Do you find that combo to be an uncommon hybrid skill set that gives you a competitive edge? Or is it something typical in your field?

This is a skill that great designers have. It’s also one that designers can learn, but some pick it up quicker than others. Those that do are able to move onto more complex designs and deliver a cohesive product. I believe that having both enabled me not to have to start my new career from scratch. 

Sometimes, we can unintentionally lock ourselves into a label: “I am a creative” or “I am a technician.” What would you say to someone who is interested in UX but doesn’t consider themself to be either creative or technical enough? 

UX is one of those careers where there is something for everyone.
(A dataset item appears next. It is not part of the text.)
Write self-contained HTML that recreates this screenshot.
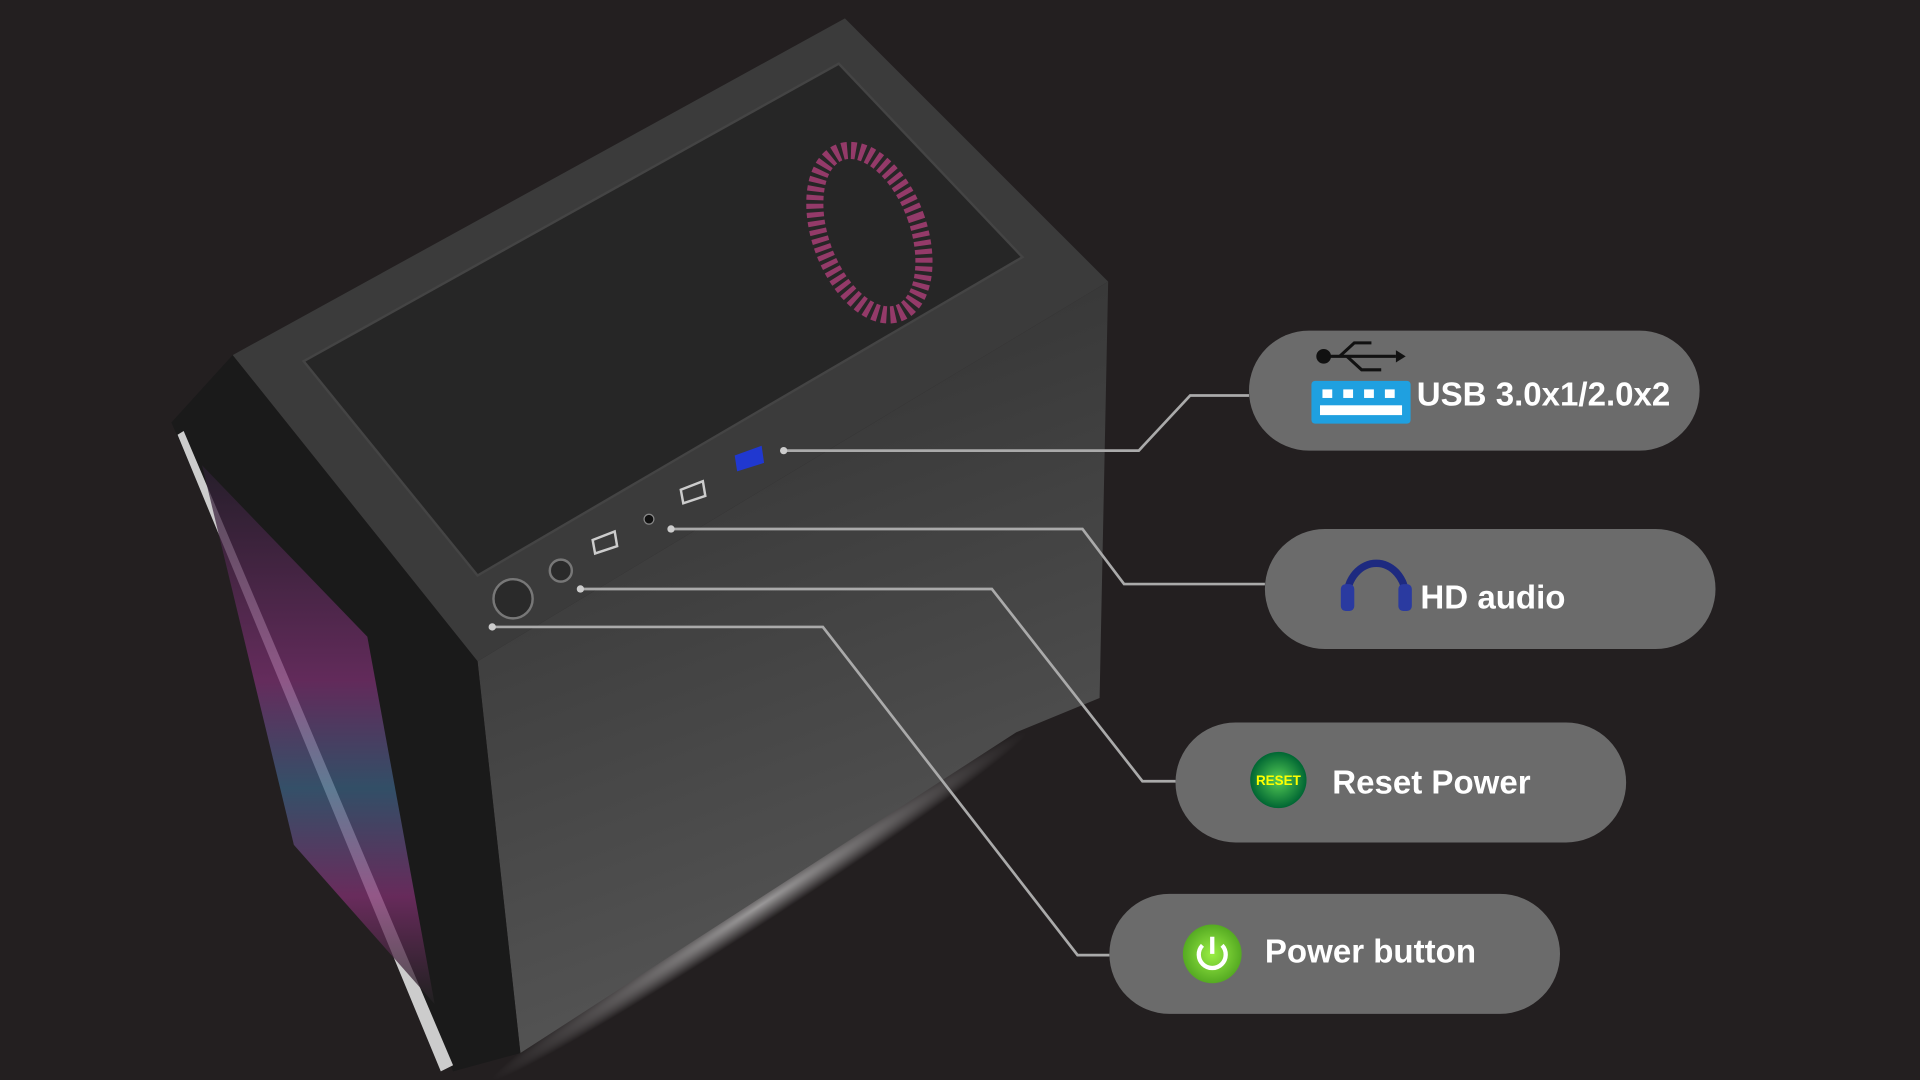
<!DOCTYPE html>
<html><head><meta charset="utf-8"><style>
html,body{margin:0;padding:0;background:#231f20;width:1920px;height:1080px;overflow:hidden}
svg{display:block}
text{font-family:"Liberation Sans",sans-serif;font-weight:bold;fill:#fff}
</style></head><body>
<svg width="1920" height="1080" viewBox="0 0 1568 882" xmlns="http://www.w3.org/2000/svg">
<defs>
<linearGradient id="fr" x1="0" y1="0" x2="0.3" y2="1">
<stop offset="0" stop-color="#2e2e2e"/><stop offset="1" stop-color="#555"/></linearGradient>
<linearGradient id="tp" x1="0" y1="0" x2="1" y2="1">
<stop offset="0" stop-color="#3a3a3a"/><stop offset="1" stop-color="#2a2a2a"/></linearGradient>
<linearGradient id="fan" x1="0" y1="0" x2="0" y2="1">
<stop offset="0" stop-color="#2a2030"/><stop offset=".4" stop-color="#7a3070"/><stop offset=".6" stop-color="#3a6080"/><stop offset=".8" stop-color="#803070"/><stop offset="1" stop-color="#222"/></linearGradient>
<radialGradient id="rg"><stop offset="0" stop-color="#5c5"/><stop offset="1" stop-color="#063"/></radialGradient>
<radialGradient id="pg"><stop offset="0" stop-color="#9e4"/><stop offset="1" stop-color="#5a2"/></radialGradient>
<radialGradient id="glow" cx=".5" cy=".5" r=".5"><stop offset="0" stop-color="#fff" stop-opacity=".9"/><stop offset="1" stop-color="#fff" stop-opacity="0"/></radialGradient>
</defs>
<rect width="1568" height="882" fill="#231f20"/>
<!-- glow under front -->
<ellipse cx="620" cy="740" rx="260" ry="14" transform="rotate(-33 620 740)" fill="url(#glow)" opacity=".6"/>
<!-- front face -->
<polygon points="390,540 905,230 898,570 830,598 425,860" fill="url(#fr)"/>
<!-- top face -->
<polygon points="190,290 690,15 905,230 390,540" fill="#3b3b3b"/>
<polygon points="248,295 685,52 835,210 390,470" fill="#262626" stroke="#444" stroke-width="2"/>
<ellipse cx="710" cy="190" rx="40" ry="70" transform="rotate(-20 710 190)" fill="none" stroke="#b0407a" stroke-width="14" stroke-dasharray="4 3" opacity=".8"/>
<!-- left front panel -->
<polygon points="140,345 190,290 390,540 425,860 370,875" fill="#1a1a1a"/>
<polygon points="150,352 370,870 360,875 145,355" fill="#ccc"/>
<polygon points="165,380 300,520 355,820 240,690" fill="url(#fan)" opacity=".75"/>
<!-- ports -->
<polygon points="600,372 622,364 624,378 602,385" fill="#2038d0"/>
<polygon points="556,400 574,393 576,405 558,411" fill="none" stroke="#ccc" stroke-width="2"/>
<polygon points="484,441 502,434 504,446 486,452" fill="none" stroke="#ccc" stroke-width="2"/>
<circle cx="530" cy="424" r="4" fill="#111" stroke="#888"/>
<circle cx="458" cy="466" r="9" fill="#2a2a2a" stroke="#777" stroke-width="2"/>
<circle cx="419" cy="489" r="16" fill="#2a2a2a" stroke="#777" stroke-width="2"/>
<!-- connector lines -->
<g fill="none" stroke="#aaa" stroke-width="2.2">
<polyline points="640,368 930,368 972,323 1020,323"/>
<polyline points="548,432 884,432 918,477 1033,477"/>
<polyline points="474,481 810,481 933,638 960,638"/>
<polyline points="402,512 672,512 880,780 906,780"/>
</g>
<g fill="#ccc"><circle cx="640" cy="368" r="3"/><circle cx="548" cy="432" r="3"/><circle cx="474" cy="481" r="3"/><circle cx="402" cy="512" r="3"/></g>
<!-- pills -->
<g fill="#6b6b6b">
<rect x="1020" y="270" width="368" height="98" rx="49"/>
<rect x="1033" y="432" width="368" height="98" rx="49"/>
<rect x="960" y="590" width="368" height="98" rx="49"/>
<rect x="906" y="730" width="368" height="98" rx="49"/>
</g>
<!-- USB icon -->
<g stroke="#111" stroke-width="2.5" fill="none"><line x1="1082" y1="291" x2="1140" y2="291"/><polyline points="1094,291 1106,280 1120,280"/><polyline points="1100,291 1112,302 1128,302"/></g>
<circle cx="1081" cy="291" r="6" fill="#111"/><polygon points="1140,286 1148,291 1140,296" fill="#111"/>
<rect x="1071" y="311" width="81" height="35" rx="3" fill="#1fa0e0"/>
<g fill="#fff"><rect x="1080" y="318" width="8" height="7"/><rect x="1097" y="318" width="8" height="7"/><rect x="1114" y="318" width="8" height="7"/><rect x="1131" y="318" width="8" height="7"/><rect x="1078" y="331" width="67" height="8"/></g>
<text x="1157" y="331" font-size="27">USB 3.0x1/2.0x2</text>
<!-- headphones -->
<path d="M1100,488 A24,28 0 0 1 1148,488" fill="none" stroke="#1e2a80" stroke-width="6"/>
<rect x="1095" y="477" width="11" height="22" rx="4" fill="#2a3aa0"/><rect x="1142" y="477" width="11" height="22" rx="4" fill="#2a3aa0"/>
<text x="1160" y="497" font-size="27">HD audio</text>
<!-- reset -->
<circle cx="1044" cy="637" r="23" fill="url(#rg)"/>
<text x="1044" y="641" font-size="11" text-anchor="middle" style="fill:#ff0">RESET</text>
<text x="1088" y="648" font-size="27">Reset Power</text>
<!-- power -->
<circle cx="990" cy="779" r="24" fill="url(#pg)"/>
<path d="M982,772 A11,11 0 1 0 998,772" fill="none" stroke="#fff" stroke-width="3.5"/>
<line x1="990" y1="765" x2="990" y2="779" stroke="#fff" stroke-width="3.5"/>
<text x="1033" y="786" font-size="27">Power button</text>
</svg>
</body></html>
As long as your goal is to produce the best product for the customer, you can find your niche based on your strengths. You can be a designer, researcher, content editor, architect, or any mix of those areas. While being technical or creative will most definitely help, there are so many skills that you can bring to the table that will help you in your journey. Soft skills can elevate you. There are designers who may not be the best at presenting — and if you can’t sell your design, then it doesn’t matter how creative it is. Or, if you can’t convey to the developer what you are designing, it won’t be created as intended. 

In respect to UX, what do you want your legacy to be? Is there a change you want to inspire or a mission that defines the work that’s important to you?

In my prior work, I was able to help my company do things better, but I wanted my work to be more personally fulfilling. In my new career, I wanted to do better for the public and have a direct impact. I want a legacy where I see other competitors using elements of my work because the competition views it as the best experience for their users — which I have already begun to see.